#### RECORD SET:
★ ★ ★ ★

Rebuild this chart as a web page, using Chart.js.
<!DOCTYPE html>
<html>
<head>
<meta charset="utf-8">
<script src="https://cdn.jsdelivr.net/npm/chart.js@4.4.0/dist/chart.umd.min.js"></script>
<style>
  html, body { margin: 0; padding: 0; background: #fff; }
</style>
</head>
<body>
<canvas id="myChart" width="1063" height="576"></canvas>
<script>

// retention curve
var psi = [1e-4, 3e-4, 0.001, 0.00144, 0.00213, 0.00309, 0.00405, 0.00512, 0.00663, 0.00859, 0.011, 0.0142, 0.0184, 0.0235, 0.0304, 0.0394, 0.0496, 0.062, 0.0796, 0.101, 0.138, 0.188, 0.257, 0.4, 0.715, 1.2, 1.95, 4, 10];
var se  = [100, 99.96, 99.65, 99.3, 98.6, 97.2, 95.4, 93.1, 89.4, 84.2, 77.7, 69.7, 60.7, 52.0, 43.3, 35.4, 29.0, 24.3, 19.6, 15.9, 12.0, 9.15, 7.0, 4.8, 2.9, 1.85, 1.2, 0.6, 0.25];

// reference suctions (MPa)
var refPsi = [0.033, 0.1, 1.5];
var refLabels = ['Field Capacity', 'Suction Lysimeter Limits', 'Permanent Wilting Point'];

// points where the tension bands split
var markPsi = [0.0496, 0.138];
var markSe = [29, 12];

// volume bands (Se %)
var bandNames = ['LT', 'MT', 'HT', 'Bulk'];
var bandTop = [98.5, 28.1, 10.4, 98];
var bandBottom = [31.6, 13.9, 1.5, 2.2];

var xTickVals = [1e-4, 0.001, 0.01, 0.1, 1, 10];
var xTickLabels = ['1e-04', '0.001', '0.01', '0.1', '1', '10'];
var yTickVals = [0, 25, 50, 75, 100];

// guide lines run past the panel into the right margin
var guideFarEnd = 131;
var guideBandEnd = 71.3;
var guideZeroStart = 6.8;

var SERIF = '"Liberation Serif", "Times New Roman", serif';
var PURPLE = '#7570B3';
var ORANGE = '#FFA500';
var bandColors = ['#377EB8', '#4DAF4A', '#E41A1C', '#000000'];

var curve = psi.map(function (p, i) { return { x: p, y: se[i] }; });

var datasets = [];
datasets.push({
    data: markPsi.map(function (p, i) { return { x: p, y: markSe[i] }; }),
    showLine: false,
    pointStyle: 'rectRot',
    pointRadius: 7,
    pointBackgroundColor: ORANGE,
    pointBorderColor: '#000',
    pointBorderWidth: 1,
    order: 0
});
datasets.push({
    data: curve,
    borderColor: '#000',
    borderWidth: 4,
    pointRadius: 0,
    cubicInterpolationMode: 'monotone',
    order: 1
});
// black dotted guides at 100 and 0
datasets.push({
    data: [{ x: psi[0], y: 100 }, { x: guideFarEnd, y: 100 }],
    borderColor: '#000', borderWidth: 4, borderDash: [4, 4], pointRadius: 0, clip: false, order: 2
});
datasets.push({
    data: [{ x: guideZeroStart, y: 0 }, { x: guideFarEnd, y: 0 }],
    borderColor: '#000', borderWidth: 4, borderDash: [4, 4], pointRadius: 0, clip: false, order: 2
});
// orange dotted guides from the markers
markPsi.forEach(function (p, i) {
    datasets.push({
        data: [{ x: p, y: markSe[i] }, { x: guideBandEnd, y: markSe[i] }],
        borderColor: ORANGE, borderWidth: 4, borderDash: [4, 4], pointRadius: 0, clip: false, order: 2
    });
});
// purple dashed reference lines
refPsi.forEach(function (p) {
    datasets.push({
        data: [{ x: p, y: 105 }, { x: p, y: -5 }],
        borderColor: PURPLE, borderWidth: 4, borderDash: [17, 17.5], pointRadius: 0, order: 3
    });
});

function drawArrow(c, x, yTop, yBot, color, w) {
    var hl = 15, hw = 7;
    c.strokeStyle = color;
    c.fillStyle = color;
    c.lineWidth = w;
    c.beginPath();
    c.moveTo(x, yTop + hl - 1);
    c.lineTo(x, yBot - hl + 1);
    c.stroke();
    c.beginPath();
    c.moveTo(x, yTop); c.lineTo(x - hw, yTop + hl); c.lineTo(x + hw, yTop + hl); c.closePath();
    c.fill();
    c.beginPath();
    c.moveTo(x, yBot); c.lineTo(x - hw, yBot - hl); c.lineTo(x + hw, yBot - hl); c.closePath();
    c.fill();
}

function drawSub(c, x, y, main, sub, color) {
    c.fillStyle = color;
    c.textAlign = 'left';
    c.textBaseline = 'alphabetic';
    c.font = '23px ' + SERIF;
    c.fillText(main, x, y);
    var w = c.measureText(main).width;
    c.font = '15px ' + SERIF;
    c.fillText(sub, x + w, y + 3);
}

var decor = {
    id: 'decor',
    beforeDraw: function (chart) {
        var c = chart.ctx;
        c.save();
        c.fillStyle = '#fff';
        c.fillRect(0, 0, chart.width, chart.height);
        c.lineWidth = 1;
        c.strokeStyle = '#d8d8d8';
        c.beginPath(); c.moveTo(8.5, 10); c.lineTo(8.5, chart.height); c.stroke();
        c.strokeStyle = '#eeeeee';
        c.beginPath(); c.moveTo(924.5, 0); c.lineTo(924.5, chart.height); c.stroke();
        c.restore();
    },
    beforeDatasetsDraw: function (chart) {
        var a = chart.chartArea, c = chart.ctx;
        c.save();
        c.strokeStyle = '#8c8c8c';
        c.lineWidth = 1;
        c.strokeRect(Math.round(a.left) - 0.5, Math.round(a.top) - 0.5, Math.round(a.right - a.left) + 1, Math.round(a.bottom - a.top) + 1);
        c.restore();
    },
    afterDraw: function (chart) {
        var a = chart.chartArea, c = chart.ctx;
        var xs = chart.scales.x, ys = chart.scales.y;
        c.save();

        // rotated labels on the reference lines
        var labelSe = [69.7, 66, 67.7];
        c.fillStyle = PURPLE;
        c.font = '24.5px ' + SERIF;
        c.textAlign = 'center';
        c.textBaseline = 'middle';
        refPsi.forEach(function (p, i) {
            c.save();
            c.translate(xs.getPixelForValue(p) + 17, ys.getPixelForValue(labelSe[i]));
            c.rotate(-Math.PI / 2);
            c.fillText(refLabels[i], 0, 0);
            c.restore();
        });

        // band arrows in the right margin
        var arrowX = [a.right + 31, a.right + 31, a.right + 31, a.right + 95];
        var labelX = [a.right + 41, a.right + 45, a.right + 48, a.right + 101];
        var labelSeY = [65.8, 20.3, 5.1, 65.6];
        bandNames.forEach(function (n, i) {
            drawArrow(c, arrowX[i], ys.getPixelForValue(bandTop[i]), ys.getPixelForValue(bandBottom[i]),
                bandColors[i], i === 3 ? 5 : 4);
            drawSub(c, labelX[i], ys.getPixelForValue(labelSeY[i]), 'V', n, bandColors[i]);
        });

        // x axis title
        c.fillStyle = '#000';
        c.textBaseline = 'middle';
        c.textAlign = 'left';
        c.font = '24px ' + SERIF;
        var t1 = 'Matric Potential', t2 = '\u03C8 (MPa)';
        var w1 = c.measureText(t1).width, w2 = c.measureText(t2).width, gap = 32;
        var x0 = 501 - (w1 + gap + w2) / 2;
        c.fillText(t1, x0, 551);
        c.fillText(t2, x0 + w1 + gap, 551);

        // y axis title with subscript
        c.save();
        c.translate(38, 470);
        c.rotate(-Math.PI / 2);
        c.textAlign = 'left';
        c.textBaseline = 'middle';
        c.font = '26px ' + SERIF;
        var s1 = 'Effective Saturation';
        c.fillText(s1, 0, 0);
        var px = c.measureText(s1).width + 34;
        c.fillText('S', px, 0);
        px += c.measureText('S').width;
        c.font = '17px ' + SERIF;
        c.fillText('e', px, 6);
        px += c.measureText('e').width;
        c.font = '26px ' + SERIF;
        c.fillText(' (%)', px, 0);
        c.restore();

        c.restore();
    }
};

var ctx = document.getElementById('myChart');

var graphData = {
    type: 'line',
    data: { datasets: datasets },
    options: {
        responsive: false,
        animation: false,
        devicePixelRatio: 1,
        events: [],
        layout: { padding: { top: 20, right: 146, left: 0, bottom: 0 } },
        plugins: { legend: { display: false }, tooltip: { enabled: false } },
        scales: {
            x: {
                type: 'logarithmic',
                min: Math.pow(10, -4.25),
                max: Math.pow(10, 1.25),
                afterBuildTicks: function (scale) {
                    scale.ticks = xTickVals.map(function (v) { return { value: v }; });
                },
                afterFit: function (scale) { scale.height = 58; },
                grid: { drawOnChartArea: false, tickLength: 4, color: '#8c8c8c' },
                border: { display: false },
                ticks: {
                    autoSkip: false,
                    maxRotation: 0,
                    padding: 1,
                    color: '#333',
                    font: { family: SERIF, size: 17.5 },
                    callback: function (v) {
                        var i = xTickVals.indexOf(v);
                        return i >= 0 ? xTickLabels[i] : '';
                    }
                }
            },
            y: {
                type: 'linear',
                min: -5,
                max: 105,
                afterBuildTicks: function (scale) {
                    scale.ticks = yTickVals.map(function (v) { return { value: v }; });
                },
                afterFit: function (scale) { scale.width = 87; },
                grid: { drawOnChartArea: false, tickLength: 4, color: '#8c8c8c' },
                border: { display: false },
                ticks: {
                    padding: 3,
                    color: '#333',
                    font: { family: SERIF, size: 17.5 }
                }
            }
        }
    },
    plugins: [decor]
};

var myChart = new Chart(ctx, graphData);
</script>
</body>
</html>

★ ★ ★ ★

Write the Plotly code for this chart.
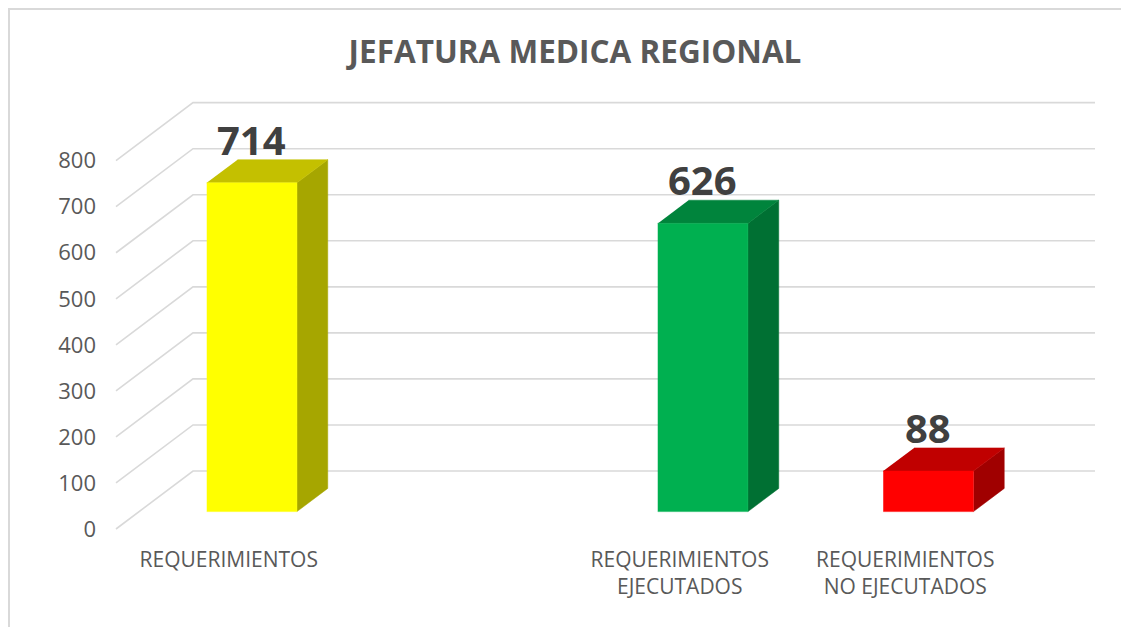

★ ★ ★ ★

#### SET PROBLEM:
Return exactly the lines above from the line that has "Rebuild this chart" through the line that has "var bandColors = ['#377EB8', '#4DAF4A', '#E41A1C', '#000000'];", inclusive, and nothing else.

#### EXERCISE RESPONSE:
Rebuild this chart as a web page, using Chart.js.
<!DOCTYPE html>
<html>
<head>
<meta charset="utf-8">
<script src="https://cdn.jsdelivr.net/npm/chart.js@4.4.0/dist/chart.umd.min.js"></script>
<style>
  html, body { margin: 0; padding: 0; background: #fff; }
</style>
</head>
<body>
<canvas id="myChart" width="1063" height="576"></canvas>
<script>

// retention curve
var psi = [1e-4, 3e-4, 0.001, 0.00144, 0.00213, 0.00309, 0.00405, 0.00512, 0.00663, 0.00859, 0.011, 0.0142, 0.0184, 0.0235, 0.0304, 0.0394, 0.0496, 0.062, 0.0796, 0.101, 0.138, 0.188, 0.257, 0.4, 0.715, 1.2, 1.95, 4, 10];
var se  = [100, 99.96, 99.65, 99.3, 98.6, 97.2, 95.4, 93.1, 89.4, 84.2, 77.7, 69.7, 60.7, 52.0, 43.3, 35.4, 29.0, 24.3, 19.6, 15.9, 12.0, 9.15, 7.0, 4.8, 2.9, 1.85, 1.2, 0.6, 0.25];

// reference suctions (MPa)
var refPsi = [0.033, 0.1, 1.5];
var refLabels = ['Field Capacity', 'Suction Lysimeter Limits', 'Permanent Wilting Point'];

// points where the tension bands split
var markPsi = [0.0496, 0.138];
var markSe = [29, 12];

// volume bands (Se %)
var bandNames = ['LT', 'MT', 'HT', 'Bulk'];
var bandTop = [98.5, 28.1, 10.4, 98];
var bandBottom = [31.6, 13.9, 1.5, 2.2];

var xTickVals = [1e-4, 0.001, 0.01, 0.1, 1, 10];
var xTickLabels = ['1e-04', '0.001', '0.01', '0.1', '1', '10'];
var yTickVals = [0, 25, 50, 75, 100];

// guide lines run past the panel into the right margin
var guideFarEnd = 131;
var guideBandEnd = 71.3;
var guideZeroStart = 6.8;

var SERIF = '"Liberation Serif", "Times New Roman", serif';
var PURPLE = '#7570B3';
var ORANGE = '#FFA500';
var bandColors = ['#377EB8', '#4DAF4A', '#E41A1C', '#000000'];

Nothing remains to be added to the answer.